Through my teens, I studied the experimental turbines of the Rockwell wind energy test site near my home, and I built whirligigs inspired by these unusual, functional windmills. All of my engineering and fabrication skills came from repairing broken bicycle frames at the bicycle store I worked at from junior high through college.

In 1994, eight years after I graduated from the University of Washington with a BFA in photography, I revisited the whirligigs of my youth, combining the idea of an elegant weathervane with the whirly gigs I had always made. A big influence on me was the elegance of the static 1994 weathervanes of James Eaton who proved that industrial processes and interchangeable components could be wonderfully artistic.

Today, my work is installed in all kinds of climates and seashores all over the world.

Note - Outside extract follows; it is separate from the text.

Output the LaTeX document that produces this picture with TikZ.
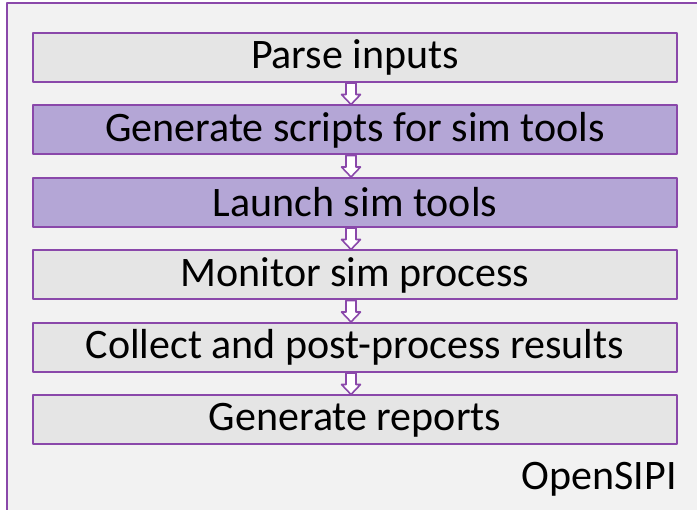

My pieces include public and private commissions and work for people like you, who find my distinctive sculptures a perfect complement for their homes.

Perspective

What exactly is interactive art? How do I blend mechanics and aesthetics? What do I convey through my kinetic sculptures? These are the questions I have pondered throughout my career as an artist.

I create my sculpture to interact with people and solve riddles of landscape both interior and exterior. Using a varied palette—electronics, illustration, the camera and mechanical systems I work very hard for elegant solutions for demanding problems of space.

It is not always easy to blend functionality with form. Only a few of the kinetic sculptures I dream are ever realized.

Fabricated by hand

Each design starts as a rough sketch on paper. Periodically I sift through my sketches and execute the most intriguing. From there I work methodically: sizing the parts, figuring the mechanics, perfecting the rotations, developing the prototypes.

When the design is done, I print the final drawings at full scale. Then I engineer and make the parts with a combination of industrial processes and hand working, this includes every piece: pillars, metal elements, glass cups, hubs and transitions.